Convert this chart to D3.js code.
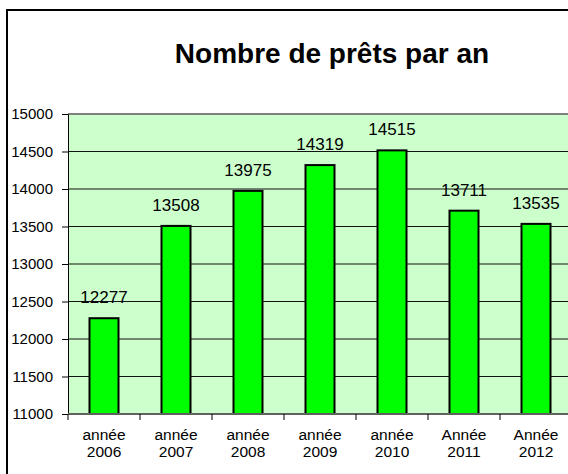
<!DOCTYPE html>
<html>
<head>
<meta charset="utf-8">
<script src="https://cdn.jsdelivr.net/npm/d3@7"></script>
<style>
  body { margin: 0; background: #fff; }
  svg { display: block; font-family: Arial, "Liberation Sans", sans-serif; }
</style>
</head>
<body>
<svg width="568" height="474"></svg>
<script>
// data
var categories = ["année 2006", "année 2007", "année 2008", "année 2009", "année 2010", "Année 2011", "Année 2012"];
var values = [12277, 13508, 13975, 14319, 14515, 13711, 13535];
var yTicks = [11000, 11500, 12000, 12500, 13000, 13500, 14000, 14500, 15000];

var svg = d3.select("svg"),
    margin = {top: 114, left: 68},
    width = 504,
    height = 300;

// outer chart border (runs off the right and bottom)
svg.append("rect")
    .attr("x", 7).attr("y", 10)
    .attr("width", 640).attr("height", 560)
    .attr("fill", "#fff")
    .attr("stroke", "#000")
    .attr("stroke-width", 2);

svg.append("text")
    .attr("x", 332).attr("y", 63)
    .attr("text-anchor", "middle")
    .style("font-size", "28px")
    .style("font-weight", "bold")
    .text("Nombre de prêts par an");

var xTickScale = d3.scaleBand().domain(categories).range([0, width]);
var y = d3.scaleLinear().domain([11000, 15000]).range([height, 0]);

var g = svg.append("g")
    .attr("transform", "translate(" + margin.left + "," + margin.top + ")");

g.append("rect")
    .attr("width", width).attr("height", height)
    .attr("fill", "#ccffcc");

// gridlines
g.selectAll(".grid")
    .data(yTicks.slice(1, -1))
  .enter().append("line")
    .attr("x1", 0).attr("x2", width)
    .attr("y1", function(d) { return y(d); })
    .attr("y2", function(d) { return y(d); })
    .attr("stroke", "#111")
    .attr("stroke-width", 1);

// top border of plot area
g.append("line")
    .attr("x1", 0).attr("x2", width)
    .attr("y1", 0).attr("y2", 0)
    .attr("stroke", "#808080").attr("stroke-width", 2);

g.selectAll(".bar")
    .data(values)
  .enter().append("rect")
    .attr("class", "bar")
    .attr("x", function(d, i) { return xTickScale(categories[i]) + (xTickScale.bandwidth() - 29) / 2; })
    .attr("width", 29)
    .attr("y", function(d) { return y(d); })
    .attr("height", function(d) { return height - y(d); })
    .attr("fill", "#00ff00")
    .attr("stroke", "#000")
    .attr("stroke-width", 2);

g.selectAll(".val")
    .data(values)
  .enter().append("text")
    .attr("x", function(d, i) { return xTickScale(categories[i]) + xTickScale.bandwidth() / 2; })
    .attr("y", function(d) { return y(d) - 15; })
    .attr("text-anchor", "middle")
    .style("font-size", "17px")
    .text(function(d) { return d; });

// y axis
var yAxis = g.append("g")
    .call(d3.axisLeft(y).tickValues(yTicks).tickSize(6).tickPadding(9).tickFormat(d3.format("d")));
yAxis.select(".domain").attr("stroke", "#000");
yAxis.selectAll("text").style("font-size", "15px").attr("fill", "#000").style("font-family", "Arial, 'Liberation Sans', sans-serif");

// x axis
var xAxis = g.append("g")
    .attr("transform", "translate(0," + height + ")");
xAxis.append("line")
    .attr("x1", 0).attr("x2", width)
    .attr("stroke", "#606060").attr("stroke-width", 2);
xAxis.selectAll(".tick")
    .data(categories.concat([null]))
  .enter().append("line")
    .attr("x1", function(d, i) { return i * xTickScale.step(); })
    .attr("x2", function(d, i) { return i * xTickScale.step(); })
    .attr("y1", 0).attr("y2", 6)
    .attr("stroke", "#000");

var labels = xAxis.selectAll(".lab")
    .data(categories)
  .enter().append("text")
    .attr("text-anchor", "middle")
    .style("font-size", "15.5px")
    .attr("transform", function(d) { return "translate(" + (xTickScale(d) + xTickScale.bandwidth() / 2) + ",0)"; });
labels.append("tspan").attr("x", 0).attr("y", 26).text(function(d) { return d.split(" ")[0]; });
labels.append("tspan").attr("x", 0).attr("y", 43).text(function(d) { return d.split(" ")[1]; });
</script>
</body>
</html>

# # # # #

Return only the lines from the start of the data through the line that contains "14000, 14500, 15000];", please, copying them exactly and omitting all pictures.

Convert this chart to D3.js code.
<!DOCTYPE html>
<html>
<head>
<meta charset="utf-8">
<script src="https://cdn.jsdelivr.net/npm/d3@7"></script>
<style>
  body { margin: 0; background: #fff; }
  svg { display: block; font-family: Arial, "Liberation Sans", sans-serif; }
</style>
</head>
<body>
<svg width="568" height="474"></svg>
<script>
// data
var categories = ["année 2006", "année 2007", "année 2008", "année 2009", "année 2010", "Année 2011", "Année 2012"];
var values = [12277, 13508, 13975, 14319, 14515, 13711, 13535];
var yTicks = [11000, 11500, 12000, 12500, 13000, 13500, 14000, 14500, 15000];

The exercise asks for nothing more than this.